-- Start DATA SUPPLIED --
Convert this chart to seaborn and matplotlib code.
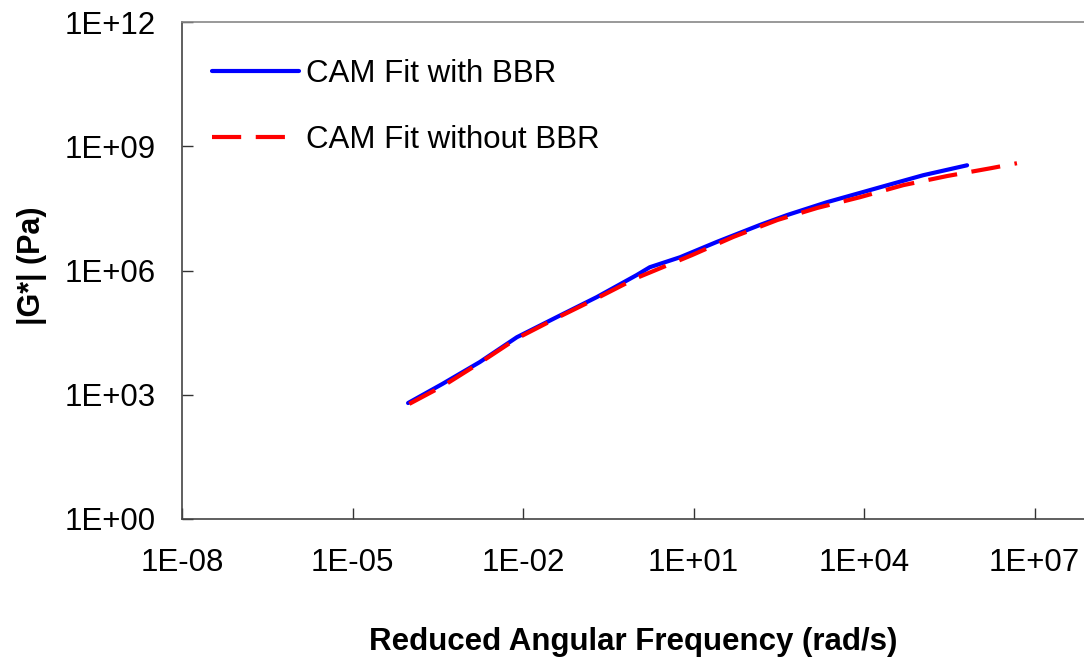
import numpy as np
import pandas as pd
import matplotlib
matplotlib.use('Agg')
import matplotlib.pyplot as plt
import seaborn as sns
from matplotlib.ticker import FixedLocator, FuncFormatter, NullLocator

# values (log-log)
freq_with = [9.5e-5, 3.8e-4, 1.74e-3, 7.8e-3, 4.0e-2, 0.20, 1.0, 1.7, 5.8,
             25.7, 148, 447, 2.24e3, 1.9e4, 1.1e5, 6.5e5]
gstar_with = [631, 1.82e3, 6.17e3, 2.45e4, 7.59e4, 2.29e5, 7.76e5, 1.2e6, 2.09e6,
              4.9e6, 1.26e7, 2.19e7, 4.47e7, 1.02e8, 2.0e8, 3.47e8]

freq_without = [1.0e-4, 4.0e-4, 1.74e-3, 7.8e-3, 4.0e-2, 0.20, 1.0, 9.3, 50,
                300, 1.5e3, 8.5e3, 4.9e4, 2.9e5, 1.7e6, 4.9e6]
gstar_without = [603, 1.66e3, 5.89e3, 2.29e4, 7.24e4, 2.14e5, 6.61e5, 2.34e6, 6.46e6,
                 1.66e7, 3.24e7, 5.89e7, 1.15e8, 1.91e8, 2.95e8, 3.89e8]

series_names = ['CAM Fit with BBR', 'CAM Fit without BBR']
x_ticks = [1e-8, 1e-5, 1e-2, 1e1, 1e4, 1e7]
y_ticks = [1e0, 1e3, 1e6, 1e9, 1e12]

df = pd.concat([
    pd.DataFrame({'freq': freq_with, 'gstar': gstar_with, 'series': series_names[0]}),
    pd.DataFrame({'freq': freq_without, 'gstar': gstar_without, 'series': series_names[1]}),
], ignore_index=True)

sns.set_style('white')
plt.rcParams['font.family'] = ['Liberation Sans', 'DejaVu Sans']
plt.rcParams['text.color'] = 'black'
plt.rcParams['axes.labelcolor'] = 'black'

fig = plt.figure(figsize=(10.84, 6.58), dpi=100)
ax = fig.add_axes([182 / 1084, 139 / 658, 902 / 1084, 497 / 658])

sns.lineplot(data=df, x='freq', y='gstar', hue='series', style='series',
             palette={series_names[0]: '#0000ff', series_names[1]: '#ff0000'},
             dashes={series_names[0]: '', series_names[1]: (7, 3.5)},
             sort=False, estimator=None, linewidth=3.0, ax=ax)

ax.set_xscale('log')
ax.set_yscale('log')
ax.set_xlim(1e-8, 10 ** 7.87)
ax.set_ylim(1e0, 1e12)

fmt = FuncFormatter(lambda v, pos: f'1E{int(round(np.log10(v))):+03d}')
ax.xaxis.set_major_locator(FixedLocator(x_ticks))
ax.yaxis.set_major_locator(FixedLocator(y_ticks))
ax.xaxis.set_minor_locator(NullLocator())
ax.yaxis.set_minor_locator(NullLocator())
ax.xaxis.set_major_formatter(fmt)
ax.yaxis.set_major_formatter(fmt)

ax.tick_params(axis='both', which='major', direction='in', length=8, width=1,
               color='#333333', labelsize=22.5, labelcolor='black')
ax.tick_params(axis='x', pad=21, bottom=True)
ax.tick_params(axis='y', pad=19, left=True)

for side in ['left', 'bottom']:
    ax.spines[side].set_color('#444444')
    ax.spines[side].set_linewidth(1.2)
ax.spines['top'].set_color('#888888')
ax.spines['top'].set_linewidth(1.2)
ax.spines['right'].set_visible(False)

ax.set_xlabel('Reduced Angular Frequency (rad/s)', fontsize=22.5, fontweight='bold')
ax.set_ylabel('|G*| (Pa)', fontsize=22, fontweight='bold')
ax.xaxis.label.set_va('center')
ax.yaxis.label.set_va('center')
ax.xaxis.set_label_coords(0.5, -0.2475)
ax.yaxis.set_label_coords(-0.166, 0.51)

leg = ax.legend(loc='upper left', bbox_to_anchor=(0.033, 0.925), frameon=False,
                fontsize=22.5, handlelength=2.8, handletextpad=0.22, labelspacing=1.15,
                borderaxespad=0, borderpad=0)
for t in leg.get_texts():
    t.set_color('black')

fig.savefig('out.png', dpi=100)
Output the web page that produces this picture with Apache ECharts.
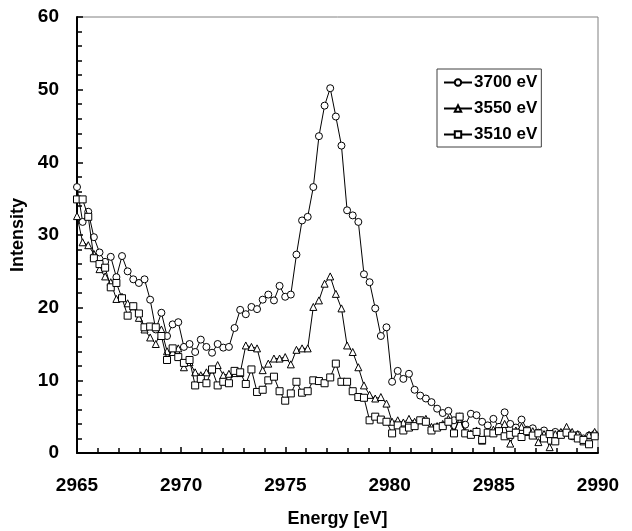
-- End DATA SUPPLIED --
● **PROMPT**
Starting with the first line of the data above and ending with the line containing "ax.set_ylim(1e0, 1e12)", please restate every line exactly, leaving images out.

● **EXPECTED ANSWER**
Convert this chart to seaborn and matplotlib code.
import numpy as np
import pandas as pd
import matplotlib
matplotlib.use('Agg')
import matplotlib.pyplot as plt
import seaborn as sns
from matplotlib.ticker import FixedLocator, FuncFormatter, NullLocator

# values (log-log)
freq_with = [9.5e-5, 3.8e-4, 1.74e-3, 7.8e-3, 4.0e-2, 0.20, 1.0, 1.7, 5.8,
             25.7, 148, 447, 2.24e3, 1.9e4, 1.1e5, 6.5e5]
gstar_with = [631, 1.82e3, 6.17e3, 2.45e4, 7.59e4, 2.29e5, 7.76e5, 1.2e6, 2.09e6,
              4.9e6, 1.26e7, 2.19e7, 4.47e7, 1.02e8, 2.0e8, 3.47e8]

freq_without = [1.0e-4, 4.0e-4, 1.74e-3, 7.8e-3, 4.0e-2, 0.20, 1.0, 9.3, 50,
                300, 1.5e3, 8.5e3, 4.9e4, 2.9e5, 1.7e6, 4.9e6]
gstar_without = [603, 1.66e3, 5.89e3, 2.29e4, 7.24e4, 2.14e5, 6.61e5, 2.34e6, 6.46e6,
                 1.66e7, 3.24e7, 5.89e7, 1.15e8, 1.91e8, 2.95e8, 3.89e8]

series_names = ['CAM Fit with BBR', 'CAM Fit without BBR']
x_ticks = [1e-8, 1e-5, 1e-2, 1e1, 1e4, 1e7]
y_ticks = [1e0, 1e3, 1e6, 1e9, 1e12]

df = pd.concat([
    pd.DataFrame({'freq': freq_with, 'gstar': gstar_with, 'series': series_names[0]}),
    pd.DataFrame({'freq': freq_without, 'gstar': gstar_without, 'series': series_names[1]}),
], ignore_index=True)

sns.set_style('white')
plt.rcParams['font.family'] = ['Liberation Sans', 'DejaVu Sans']
plt.rcParams['text.color'] = 'black'
plt.rcParams['axes.labelcolor'] = 'black'

fig = plt.figure(figsize=(10.84, 6.58), dpi=100)
ax = fig.add_axes([182 / 1084, 139 / 658, 902 / 1084, 497 / 658])

sns.lineplot(data=df, x='freq', y='gstar', hue='series', style='series',
             palette={series_names[0]: '#0000ff', series_names[1]: '#ff0000'},
             dashes={series_names[0]: '', series_names[1]: (7, 3.5)},
             sort=False, estimator=None, linewidth=3.0, ax=ax)

ax.set_xscale('log')
ax.set_yscale('log')
ax.set_xlim(1e-8, 10 ** 7.87)
ax.set_ylim(1e0, 1e12)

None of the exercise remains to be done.